Pittsburgh’s early autumn days are among its best.
The leaves turn into gorgeous myriad colors and the river seems even more pristine than usual. This weekend will surely be no different as pedestrians walking across the bridges downtown this Friday will have a multitude of stunningly beautiful views available to them: PNC Park, the beautiful Downtown skyline and a 40-foot-tall rubber duck.
That’s right. Starting Friday, a supersized rubber duck will float along the riverfront in Downtown Pittsburgh. The project is being presented by the Pittsburgh Cultural Trust as the kickoff celebration of the International Festival of Firsts.
“[The festival] is a four-week, multidisciplinary festival of contemporary performance and visual arts,” said Paul Organisak, vice president of programming for the Pittsburgh Cultural Trust. “All of the work presented must be a U.S. premiere, and when I first saw images of the Rubber Duck at the Sydney Festival, I knew it would be perfect for Pittsburgh with our rivers and incredible scenic vistas.”
The Pittsburgh Cultural Trust is a non-profit arts organization that strives to culturally revitalize Pittsburgh. The upcoming festival is just part of its overall mission.
“The Pittsburgh Cultural Trust is a unique model of how public-private partnerships can reinvent a city with authenticity, innovation and creativity,” said Diana Roth, a representative of the trust. “Using the arts as an economic catalyst, the Pittsburgh Cultural Trust has holistically created a world-renowned Cultural District that is revitalizing the city, improving the regional economy and enhancing Pittsburgh’s quality of life.”
The duck is a design by Dutch artist Florentijn Hofman, who originally sent his idea to his home city of Amsterdam in 2007. Since then, it has traveled all over the world in varying sizes, including China, Japan, Australia and New Zealand — just to name a few. Pittsburgh marks the duck’s first trip to the U.S.

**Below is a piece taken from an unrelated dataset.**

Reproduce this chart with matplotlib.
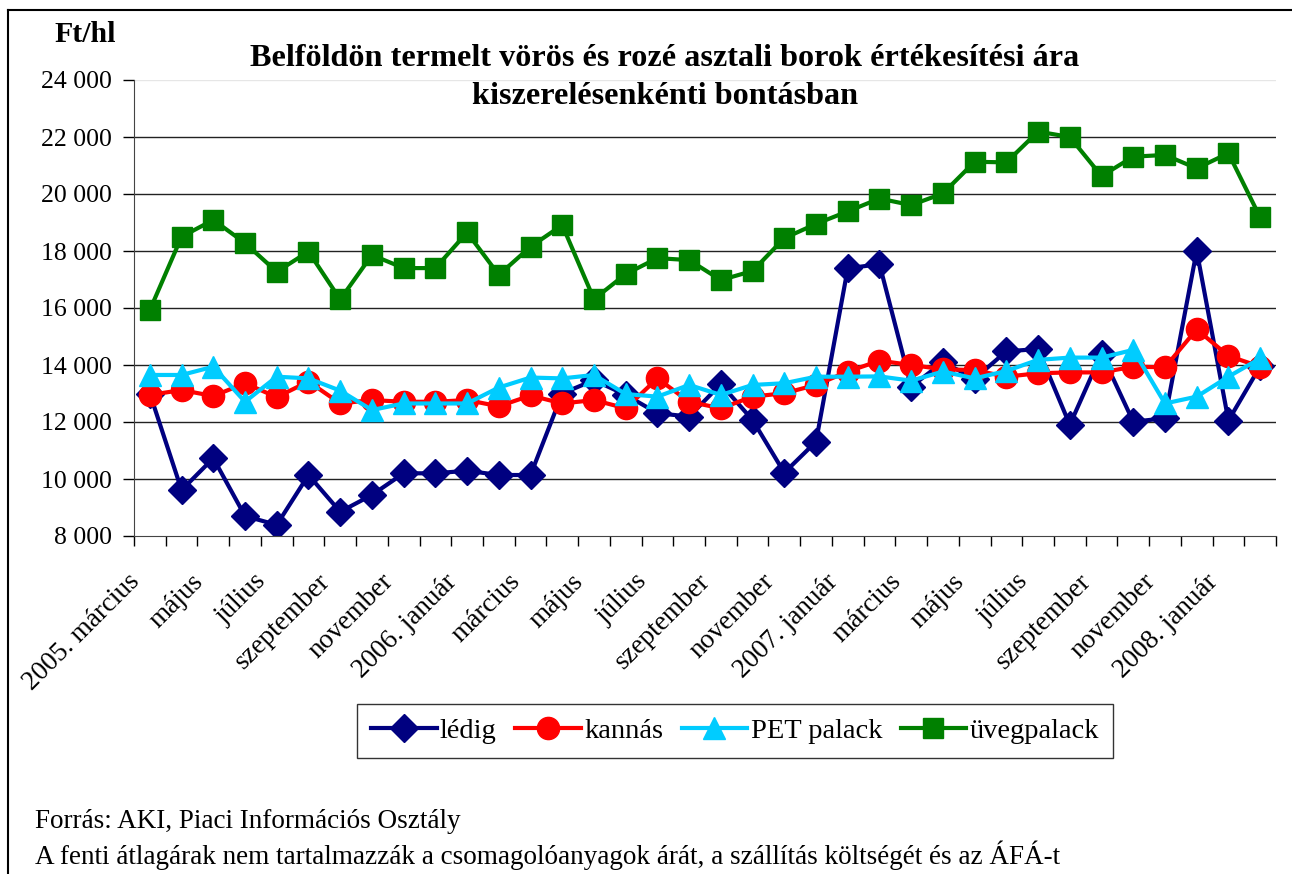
import matplotlib
matplotlib.use('Agg')
import matplotlib.pyplot as plt
from matplotlib.lines import Line2D
from matplotlib.transforms import ScaledTranslation

plt.rcParams['font.family'] = ['Liberation Serif', 'DejaVu Serif']

# hónapok: 2005. március - 2008. február
months = ['2005. március', 'április', 'május', 'június', 'július', 'augusztus',
          'szeptember', 'október', 'november', 'december',
          '2006. január', 'február', 'március', 'április', 'május', 'június',
          'július', 'augusztus', 'szeptember', 'október', 'november', 'december',
          '2007. január', 'február', 'március', 'április', 'május', 'június',
          'július', 'augusztus', 'szeptember', 'október', 'november', 'december',
          '2008. január', 'február']

ledig = [13000, 9610, 10730, 8700, 8390, 10140, 8850, 9440, 10200, 10200,
         10290, 10140, 10140, 13000, 13470, 12950, 12310, 12190, 13330, 12070,
         10220, 11310, 17390, 17540, 13240, 14100, 13520, 14480, 14560, 11900,
         14400, 12010, 12130, 18010, 12050, 13950]

kannas = [12950, 13120, 12910, 13360, 12870, 13420, 12650, 12770, 12710, 12710,
          12770, 12550, 12930, 12650, 12770, 12480, 13530, 12710, 12480, 12890,
          13010, 13300, 13770, 14150, 14000, 13850, 13820, 13590, 13710, 13740,
          13740, 13940, 13920, 15250, 14320, 13940]

pet = [13650, 13650, 13940, 12710, 13590, 13530, 13100, 12420, 12650, 12650,
       12650, 13210, 13560, 13530, 13650, 12980, 12890, 13300, 12950, 13300,
       13360, 13590, 13590, 13600, 13450, 13770, 13530, 13790, 14180, 14260,
       14260, 14530, 12650, 12890, 13590, 14230]

uveg = [15930, 18500, 19090, 18280, 17270, 17980, 16300, 17860, 17400, 17400,
        18650, 17160, 18150, 18910, 16310, 17190, 17750, 17680, 16980, 17300,
        18450, 18950, 19390, 19840, 19610, 20020, 21130, 21110, 22190, 22000,
        20630, 21310, 21370, 20900, 21430, 19180]

y_ticks = list(range(8000, 24001, 2000))

fig = plt.figure(figsize=(12.92, 8.74), dpi=100)
ax = fig.add_axes([134 / 1292, 1 - 536 / 874, (1276 - 134) / 1292, (536 - 80) / 874])

x = list(range(len(months)))
ax.plot(x, ledig, color='#000080', lw=3, marker='D', ms=14, label='lédig')
ax.plot(x, kannas, color='#FF0000', lw=3, marker='o', ms=16, label='kannás')
ax.plot(x, pet, color='#00CCFF', lw=3, marker='^', ms=16, label='PET palack')
ax.plot(x, uveg, color='#008000', lw=3, marker='s', ms=14.5, label='üvegpalack')

ax.set_xlim(-0.5, len(months) - 0.5)
ax.set_ylim(8000, 24000)

# y tengely
ax.set_yticks(y_ticks)
ax.set_yticklabels([f'{v:,}'.replace(',', ' ') for v in y_ticks], fontsize=18.5)
ax.tick_params(axis='y', direction='out', length=8, width=1, pad=8)
for v in y_ticks[1:]:
    ax.axhline(v, color='#e6e6e6' if v == 24000 else '#222222', lw=1, zorder=0)

# x tengely: osztásjelek a kategóriák között, felirat minden második hónapnál
ax.set_xticks([i - 0.5 for i in range(len(months) + 1)])
ax.set_xticklabels([])
ax.tick_params(axis='x', which='major', direction='out', length=7, width=1)
lab_tr = ax.get_xaxis_transform() + ScaledTranslation(-0.14, -0.42, fig.dpi_scale_trans)
for i in x[::2]:
    ax.text(i, 0, months[i], transform=lab_tr, rotation=45, ha='right', va='center',
            rotation_mode='anchor', fontsize=19.5)

for s in ['top', 'right']:
    ax.spines[s].set_visible(False)
ax.spines['left'].set_color('#444444')
ax.spines['bottom'].set_color('#444444')

fig.text(85 / 1292, 1 - 35 / 874, 'Ft/hl', fontsize=21.5, fontweight='bold',
         ha='center', va='center')
fig.text(665 / 1292, 1 - 58 / 874,
         'Belföldön termelt vörös és rozé asztali borok értékesítési ára',
         fontsize=23.2, fontweight='bold', ha='center', va='center')
fig.text(665 / 1292, 1 - 96 / 874, 'kiszerelésenkénti bontásban',
         fontsize=23.2, fontweight='bold', ha='center', va='center')

leg = fig.legend(loc='center', bbox_to_anchor=(735 / 1292, 1 - 731 / 874), ncol=4,
                 fontsize=20.5, frameon=True, fancybox=False, edgecolor='black',
                 handlelength=2.3, columnspacing=0.65, handletextpad=0.12,
                 borderpad=0.5, borderaxespad=0)
leg.get_frame().set_linewidth(1)

fig.text(35 / 1292, 1 - 822 / 874, 'Forrás: AKI, Piaci Információs Osztály',
         fontsize=19.5, ha='left', va='center')
fig.text(35 / 1292, 1 - 855 / 874,
         'A fenti átlagárak nem tartalmazzák a csomagolóanyagok árát, '
         'a szállítás költségét és az ÁFÁ-t',
         fontsize=19.5, ha='left', va='center')

# külső keret (felső és bal oldal)
fig.add_artist(Line2D([8 / 1292, 1], [1 - 10 / 874] * 2, color='black', lw=1.5,
                      transform=fig.transFigure))
fig.add_artist(Line2D([8 / 1292] * 2, [0, 1 - 10 / 874], color='black', lw=1.5,
                      transform=fig.transFigure))

fig.savefig('out.png', dpi=100)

This Friday from 5:30 to 10 p.m., the Pittsburgh Cultural Trust is hosting the Rubber Duck Bridge Party, the kickoff event for the duck, on the Roberto Clemente Bridge. The event will include the duck itself, as well as food, art vendors and some special guests.
“The Rubber Duck Bridge Party will run in tandem with the Pittsburgh Cultural Trust’s Fall Gallery Crawl in the Cultural District — a free quarterly showcase of art and entertainment,” the Cultural Trust stated in a press release.
The invitation also spoke about the International Festival of Firsts and the rest of its events.
“This year’s [festival] features companies and artists representing a vast array of countries. … The Festival … offers an eclectic mix of theater, dance, puppetry, music and visual arts handpicked from around the world. Be first in line to experience art never before presented in the United States.”
The festival is running from Sept. 27 through Oct. 26.
The duck kicks off not only the International Festival of Firsts but also a big weekend for Pitt. It’s comforting that the duck will be overseeing our Homecoming game, as well as Morning Madness, both taking place this upcoming weekend just across the river from Downtown on the North Side.
The comforting notion of the rubber duck is the precise reason the project was created in the first place. Hofman wants to evoke people’s childhood memories when they see the giant duck. It’s a way of channeling a viewer’s nostalgia to bring them joy.
“To me, it’s an outstanding public-art and community-engagement project,” said Organisak. “Not only did Florentijn Hofman … choose one of the world’s most iconic, universal images, [but] the quality of the design and execution raise the entire experience to one which can be universally enjoyed. Who cannot help but smile while looking at a 40-foot Rubber Duck!”
Pitt students seemed to agree. When asked if the duck is really considered art to our generation, the general consensus was positive.
“What I like about the rubber duck, is not that it’s a giant rubber duck — although that is pretty amazing on its own — but that by installing it in ports and harbors and rivers around the world, it shows the connectedness of humans. Everyone is amazed by a -foot duck,” said Alexander Cupo, a sophomore at Pitt. “It turns our world essentially into a bathtub, where we can all be in awe of something childish and fun and share that experience together.”